COMMENTARY | Peggy Noonan published an eloquent tribute in the Wall Street Journal to Scott Carpenter, one of the original seven Mercury astronauts, who recently died. She also delved into the larger implications of the death of an American hero.
“But what an era of dynamism, of breaking through, of pushing out, of daring. The space program gave us a forward-looking attitude, a sense we could do anything in any area. Especially if you were a kid, as I was, age 11, when Carpenter flew. What a gift it was to be young then-America blasting off, the Yankees or the Dodgers always winning. No one cared about government-what bliss-but to the extent we had one it seemed to work. Respectable people like Dwight Eisenhower were in charge, and then, in ’61, the glamour of the Kennedys.
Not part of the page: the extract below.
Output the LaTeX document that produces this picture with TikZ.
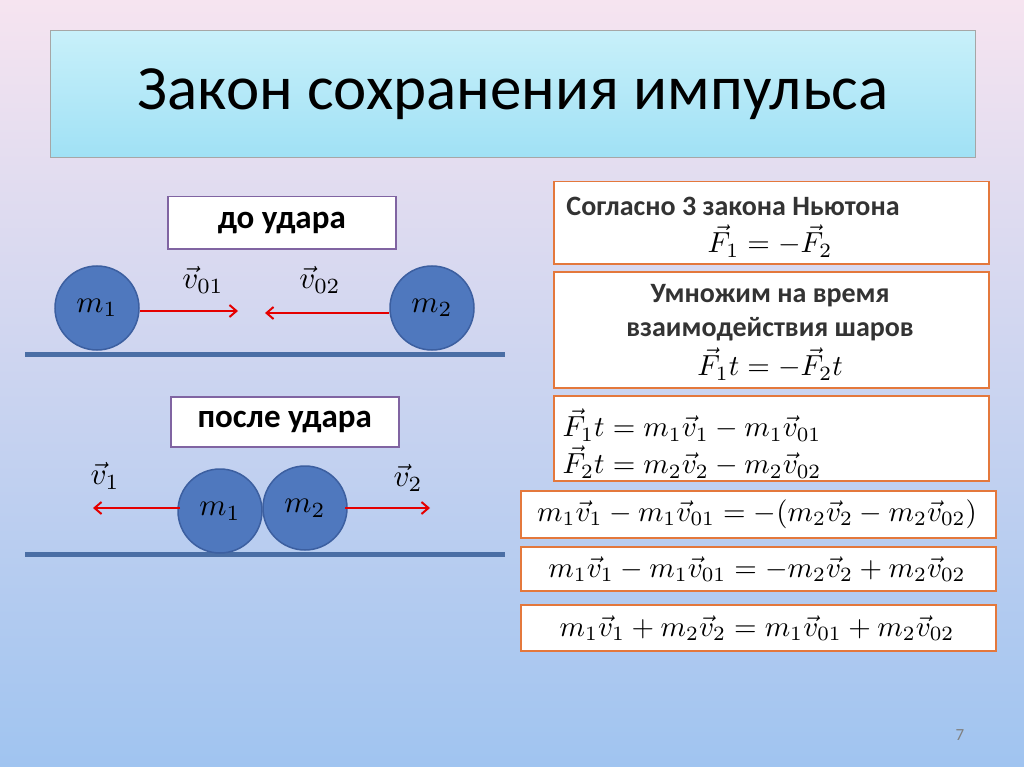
\documentclass[tikz,border=0pt]{standalone}
\usepackage{fontspec}
\setmainfont{Carlito}
\usepackage{amsmath}
\usetikzlibrary{arrows.meta}
\begin{document}
\begin{tikzpicture}[x=1pt,y=-1pt,
  ball/.style={circle,draw={rgb,255:red,60;green,95;blue,160},line width=1.5pt,fill={rgb,255:red,79;green,120;blue,190},minimum size=84pt,inner sep=0pt},
  lbox/.style={draw={rgb,255:red,128;green,100;blue,162},line width=1.5pt,fill=white,font=\bfseries\fontsize{33}{38}\selectfont,anchor=north west},
  obox/.style={draw={rgb,255:red,228;green,120;blue,60},line width=1.5pt,fill=white,anchor=north west,inner sep=0pt},
  ground/.style={line width=5pt,draw={rgb,255:red,74;green,110;blue,165}},
  varr/.style={red!90!black,line width=2pt,-{Straight Barb[length=7pt,width=12pt]}},
  lab/.style={scale=3.1,inner sep=0pt},
  bt/.style={font=\bfseries\fontsize{28}{32}\selectfont,text=black!80},
  fm/.style={scale=2.9,inner sep=0pt}]
\useasboundingbox (0,0) rectangle (1024,767);
\shade[top color={rgb,255:red,246;green,228;blue,240},bottom color={rgb,255:red,160;green,196;blue,240}] (0,0) rectangle (1024,767);
\node[draw=black!35,line width=1pt,top color={rgb,255:red,200;green,240;blue,250},bottom color={rgb,255:red,160;green,225;blue,245},minimum width=925pt,minimum height=127pt,anchor=north west,inner sep=0pt] (title) at (50,30) {};
\node[font=\fontsize{63}{70}\selectfont] at (title.center) {Закон сохранения импульса};
% before
\node[lbox,minimum width=228pt,minimum height=52pt] (b1) at (167,196) {до удара};
\draw[ground] (25,354) -- (505,354);
\node[ball] (m1) at (97,308) {};
\node[ball] (m2) at (432,308) {};
\node[lab] at (m1) {$m_1$};
\node[lab] at (m2) {$m_2$};
\coordinate (a1) at (238,311); \coordinate (a2) at (265,313);
\draw[varr] (m1.east|-a1) -- (a1);
\draw[varr] (m2.west|-a2) -- (a2);
\node[lab] (v01) at (203,280) {$\vec v_{01}$};
\node[lab] (v02) at (320,280) {$\vec v_{02}$};
% after
\node[lbox,minimum width=228pt,minimum height=50pt] (b2) at (170,396) {после удара};
\draw[ground] (25,554) -- (505,554);
\node[ball] (n1) at (220,511) {};
\node[ball] (n2) at (305,508) {};
\node[lab] at (n1) {$m_1$};
\node[lab] at (n2) {$m_2$};
\coordinate (c1) at (93,508); \coordinate (c2) at (430,508);
\draw[varr] (180,508) -- (c1);
\draw[varr] (345,508) -- (c2);
\node[lab] (v1) at (105,476) {$\vec v_1$};
\node[lab] (v2) at (408,478) {$\vec v_2$};
% right
\node[obox,minimum width=435pt,minimum height=82pt] (r1) at (553,181) {};
\node[bt] at (733,206) {Согласно 3 закона Ньютона};
\node[fm] at (770,241) {$\vec F_1=-\vec F_2$};
\node[obox,minimum width=435pt,minimum height=116pt] (r2) at (553,271) {};
\node[bt] at (770,296) {Умножим на время};
\node[bt] at (770,329) {взаимодействия шаров};
\node[fm] at (770,364) {$\vec F_1t=-\vec F_2t$};
\node[obox,minimum width=435pt,minimum height=85pt] (r3) at (553,395) {};
\node[fm,anchor=west] at (562,425) {$\vec F_1t=m_1\vec v_1-m_1\vec v_{01}$};
\node[fm,anchor=west] at (562,462) {$\vec F_2t=m_2\vec v_2-m_2\vec v_{02}$};
\node[obox,minimum width=475pt,minimum height=47pt] (r4) at (520,490) {};
\node[fm] at (757,514) {$m_1\vec v_1-m_1\vec v_{01}=-(m_2\vec v_2-m_2\vec v_{02})$};
\node[obox,minimum width=475pt,minimum height=44pt] (r5) at (520,546) {};
\node[fm] at (757,569) {$m_1\vec v_1-m_1\vec v_{01}=-m_2\vec v_2+m_2\vec v_{02}$};
\node[obox,minimum width=475pt,minimum height=46pt] (r6) at (520,604) {};
\node[fm] at (757,628) {$m_1\vec v_1+m_2\vec v_2=m_1\vec v_{01}+m_2\vec v_{02}$};
\node[text=black!50,font=\fontsize{17}{20}\selectfont] (pg) at (960,735) {7};
\end{tikzpicture}
\end{document}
People were getting TVs. A whole new way to waste time! But also something else, our culture showing itself to itself, and it didn’t look so bad, especially, again, if you were young.
“But the point is the era. It was big, expansive, it was pushing against limits, even against gravity. Now we have shutdowns, ceilings, chained CPIs-it’s all limits. The head of NASA talks about greenhouse gases.”
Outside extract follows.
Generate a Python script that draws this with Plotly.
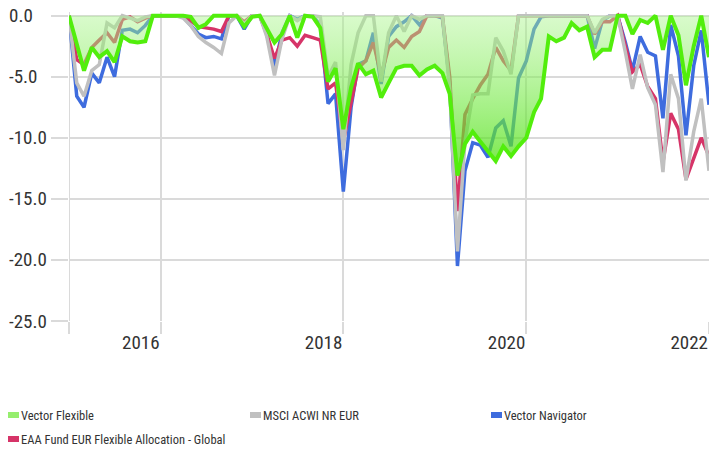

The space program, especially in the 1960s, was the government program that worked. President Kennedy said we would put a man on the moon and return him safely to the Earth and it was done. It was too bad that America abandoned that heroism just as the goal was reached. Someone should write a book about what might have been otherwise.
In any case, Noonan has a solution.
“I don’t know who the next American president is, but I know who the next great American president is-someone who remembers and can marshal and bring forth the mood of the old America: ‘Liftoff, we have liftoff.’ ‘We will do it.’ ‘Endless horizons.’ ‘Home of the brave.’ Great nations run on spirit. The next great one will know that.”
Noonan may not remember that during the 2012 campaign, Newt Gingrich tried something like that with his lunar base proposal. Mitt Romney, the eventual nominee, buried the idea in ridicule. Gingrich was uncharacteristically inarticulate in defending the idea. Romney went on to win the nomination and then lose the general election. There must be a lesson inherent in that.
The takeaway is that Noonan is certainly right about the next great president, but he or she had better be able to counter the cynical naysayers if making a proposal to push back the high frontier once again. That too might make a cool story.